Helen, who says she has had a positive response from nurses to her appointment, feels that one of the key elements of her job will be to increase the ‘research awareness’ of staff. “I think the vision in Oxford is that nursing is seen alongside medicine as a profession in its own right, for our practice as nurses to become evidence-based, and for the solutions to questions that affect nursing care of patients to emerge from nurses.”

Retention

It is hoped that giving nurses, midwives and other allied health professionals greater opportunity to engage in and lead research in Oxford will help with the recruitment and retention of staff.

Helen says: “There’s plenty of evidence, as highlighted in the Francis report in 2013, that there’s a connection between giving nurses the opportunity to do research and retention. We need to keep clinical nurses clinical and giving them a pathway to remain in a post to lead both practice and research would be very positive.”

The Oxford BRC’s involvement in Helen’s recruitment and its support for the development of an academic clinical career path has been important in driving this agenda forward.

The BRC’s Training and Education Lead, Prof Sarah Rowland-Jones, said: “We are delighted about Helen’s appointment. We hope she will be able to work with us on developing nursing research pathways.

“We have been trying for many years to develop better training opportunities for nurses, midwifes and allied health professionals (AHPs) who want to build an academic career. It has been difficult attracting nurses to research, not least because the national shortage of nurses has made it difficult for them to take time away from their clinical duties."

She notes that recently “a number of factors have aligned to change the situation”: the Trust is keen to offer academic pathways for nurses, partly to improve recruitment and retention.

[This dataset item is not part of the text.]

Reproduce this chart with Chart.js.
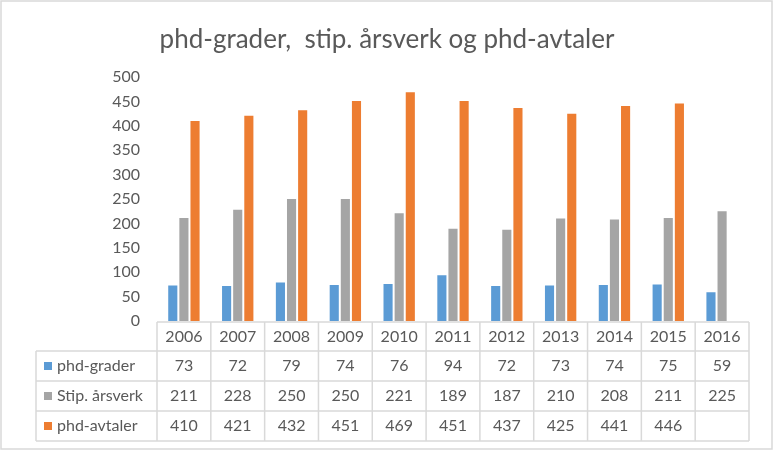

And interest in research careers among nurses, midwives and AHPs has been boosted by new personnel arriving at Oxford Brookes University, including Dr Mary Malone, Director of the Oxford School of Nursing and Midwifery, and Prof Paul Carding, Director of OxINMAHR, the Oxford Institute of Nursing, Midwifery and Allied Health Research. 

The links between the various partner institutions – OUH, Oxford Health NHS Foundation Trust, Oxford Brookes University and the University of Oxford, under the umbrella of the Oxford Academic Health Partners – has resulted in a working group, chaired by Prof Carding, to develop an Oxford pathway for nursing, midwifery and AHP research careers.

Helen still has strong links to Brookes; she is a visiting research fellow, and still supervises PhD students, including a number of OUH nurses. She has convened a group of around 21 people at OUH who are on that doctoral journey.

“We need to support them. If they have done their PhD, we need to ask what follows. Do they go back to the same job?  We not only need to work out the pathway, but we need to look at what we want nurses with doctorates to do afterwards, and how we want to energise them to develop nursing in a broader sense, not just in a specific role,” she says.